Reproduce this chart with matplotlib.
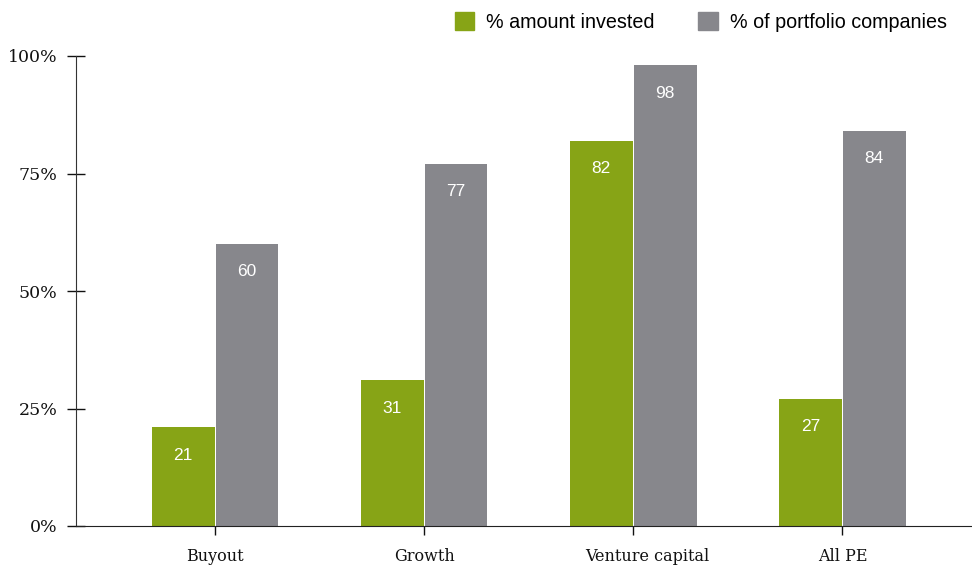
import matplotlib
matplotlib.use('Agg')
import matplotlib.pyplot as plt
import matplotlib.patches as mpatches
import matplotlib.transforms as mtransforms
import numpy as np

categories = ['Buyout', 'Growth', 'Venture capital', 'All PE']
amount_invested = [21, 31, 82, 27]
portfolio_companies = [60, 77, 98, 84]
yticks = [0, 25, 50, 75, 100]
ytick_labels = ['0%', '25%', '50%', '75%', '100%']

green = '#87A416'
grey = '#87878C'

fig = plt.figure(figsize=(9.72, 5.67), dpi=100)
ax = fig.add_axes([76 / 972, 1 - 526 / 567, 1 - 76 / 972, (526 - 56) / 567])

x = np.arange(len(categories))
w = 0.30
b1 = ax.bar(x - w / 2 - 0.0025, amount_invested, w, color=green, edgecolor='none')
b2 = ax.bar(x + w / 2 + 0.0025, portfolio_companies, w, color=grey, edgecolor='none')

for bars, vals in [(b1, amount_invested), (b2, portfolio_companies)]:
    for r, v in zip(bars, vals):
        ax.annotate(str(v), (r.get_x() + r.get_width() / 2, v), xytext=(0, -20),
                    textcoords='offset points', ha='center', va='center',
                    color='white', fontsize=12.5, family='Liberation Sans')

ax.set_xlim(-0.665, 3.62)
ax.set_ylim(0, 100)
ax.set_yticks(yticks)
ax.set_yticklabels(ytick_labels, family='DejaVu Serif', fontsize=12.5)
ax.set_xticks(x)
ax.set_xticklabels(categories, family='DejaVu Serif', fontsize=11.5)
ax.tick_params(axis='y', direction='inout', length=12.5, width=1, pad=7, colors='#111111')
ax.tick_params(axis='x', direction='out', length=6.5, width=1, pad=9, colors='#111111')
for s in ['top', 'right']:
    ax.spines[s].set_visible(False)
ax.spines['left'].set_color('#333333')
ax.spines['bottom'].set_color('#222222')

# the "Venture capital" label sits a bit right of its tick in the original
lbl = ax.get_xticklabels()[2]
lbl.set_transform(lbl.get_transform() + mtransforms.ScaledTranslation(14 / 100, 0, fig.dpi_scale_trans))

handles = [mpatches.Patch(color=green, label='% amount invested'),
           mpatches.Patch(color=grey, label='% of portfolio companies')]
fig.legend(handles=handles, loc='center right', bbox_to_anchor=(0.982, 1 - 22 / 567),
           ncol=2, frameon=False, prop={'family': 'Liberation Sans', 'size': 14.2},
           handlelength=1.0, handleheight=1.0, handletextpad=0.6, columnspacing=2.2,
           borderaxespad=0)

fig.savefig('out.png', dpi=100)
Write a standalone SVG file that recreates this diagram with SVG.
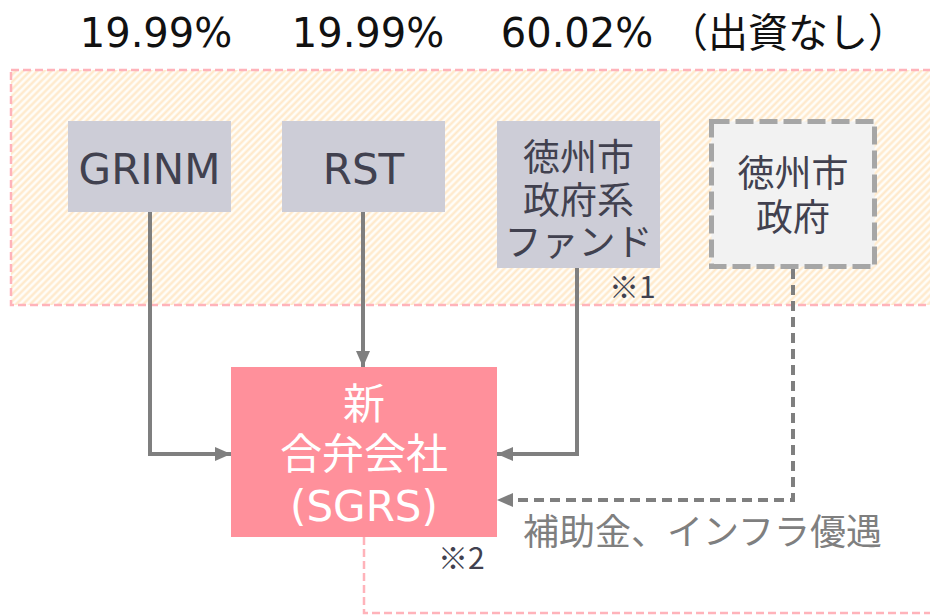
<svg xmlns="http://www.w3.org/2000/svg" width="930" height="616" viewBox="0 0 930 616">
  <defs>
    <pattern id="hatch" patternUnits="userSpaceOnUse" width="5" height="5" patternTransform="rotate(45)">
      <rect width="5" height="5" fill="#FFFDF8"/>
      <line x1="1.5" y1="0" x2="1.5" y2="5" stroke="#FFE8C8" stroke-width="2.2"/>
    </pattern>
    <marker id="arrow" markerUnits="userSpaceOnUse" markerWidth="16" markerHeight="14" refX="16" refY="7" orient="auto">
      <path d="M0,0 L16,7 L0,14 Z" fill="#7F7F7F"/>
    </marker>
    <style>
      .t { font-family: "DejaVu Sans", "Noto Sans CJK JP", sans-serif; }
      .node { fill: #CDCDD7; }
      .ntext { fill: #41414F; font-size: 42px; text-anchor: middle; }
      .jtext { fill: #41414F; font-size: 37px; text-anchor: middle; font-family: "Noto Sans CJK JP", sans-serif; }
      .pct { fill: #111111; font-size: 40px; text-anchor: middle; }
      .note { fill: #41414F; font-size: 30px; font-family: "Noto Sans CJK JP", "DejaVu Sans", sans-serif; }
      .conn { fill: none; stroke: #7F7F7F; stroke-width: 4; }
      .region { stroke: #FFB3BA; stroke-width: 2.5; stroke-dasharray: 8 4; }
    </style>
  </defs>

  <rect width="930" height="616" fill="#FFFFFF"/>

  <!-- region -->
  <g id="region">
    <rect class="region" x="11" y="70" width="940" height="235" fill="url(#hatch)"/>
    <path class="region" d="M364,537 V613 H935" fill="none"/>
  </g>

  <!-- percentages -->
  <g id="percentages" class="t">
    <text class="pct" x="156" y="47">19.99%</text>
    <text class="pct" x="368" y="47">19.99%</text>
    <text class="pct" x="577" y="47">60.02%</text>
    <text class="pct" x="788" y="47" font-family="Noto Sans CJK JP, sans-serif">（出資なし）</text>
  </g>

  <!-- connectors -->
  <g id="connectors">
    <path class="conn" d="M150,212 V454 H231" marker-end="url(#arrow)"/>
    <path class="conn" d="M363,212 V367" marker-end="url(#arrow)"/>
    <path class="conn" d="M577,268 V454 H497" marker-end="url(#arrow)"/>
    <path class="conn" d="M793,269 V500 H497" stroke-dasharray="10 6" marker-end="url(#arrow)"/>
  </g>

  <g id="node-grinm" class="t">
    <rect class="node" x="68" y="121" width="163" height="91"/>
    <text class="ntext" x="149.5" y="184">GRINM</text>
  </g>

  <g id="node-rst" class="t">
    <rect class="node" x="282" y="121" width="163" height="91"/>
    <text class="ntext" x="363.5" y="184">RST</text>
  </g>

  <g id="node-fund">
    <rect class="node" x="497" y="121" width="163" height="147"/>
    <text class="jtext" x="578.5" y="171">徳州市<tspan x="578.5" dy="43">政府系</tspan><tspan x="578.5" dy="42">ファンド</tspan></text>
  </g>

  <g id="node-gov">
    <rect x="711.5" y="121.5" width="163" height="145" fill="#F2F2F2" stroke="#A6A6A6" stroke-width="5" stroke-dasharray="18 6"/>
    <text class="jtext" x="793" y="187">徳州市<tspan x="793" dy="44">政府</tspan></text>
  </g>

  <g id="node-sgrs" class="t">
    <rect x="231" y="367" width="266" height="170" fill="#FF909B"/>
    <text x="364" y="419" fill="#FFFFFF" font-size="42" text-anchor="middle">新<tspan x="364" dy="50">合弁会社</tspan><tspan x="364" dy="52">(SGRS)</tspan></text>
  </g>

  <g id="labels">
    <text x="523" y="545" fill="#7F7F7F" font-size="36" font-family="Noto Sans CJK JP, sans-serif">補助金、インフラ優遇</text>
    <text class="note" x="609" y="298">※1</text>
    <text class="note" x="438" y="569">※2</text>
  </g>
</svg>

******************************

Begin with the first line of the records and repeat every line up to the one with "import numpy as np", counting that line too. Pictures are not part of the copy.

**FULL SOLUTION**
Reproduce this chart with matplotlib.
import matplotlib
matplotlib.use('Agg')
import matplotlib.pyplot as plt
import matplotlib.patches as mpatches
import matplotlib.transforms as mtransforms
import numpy as np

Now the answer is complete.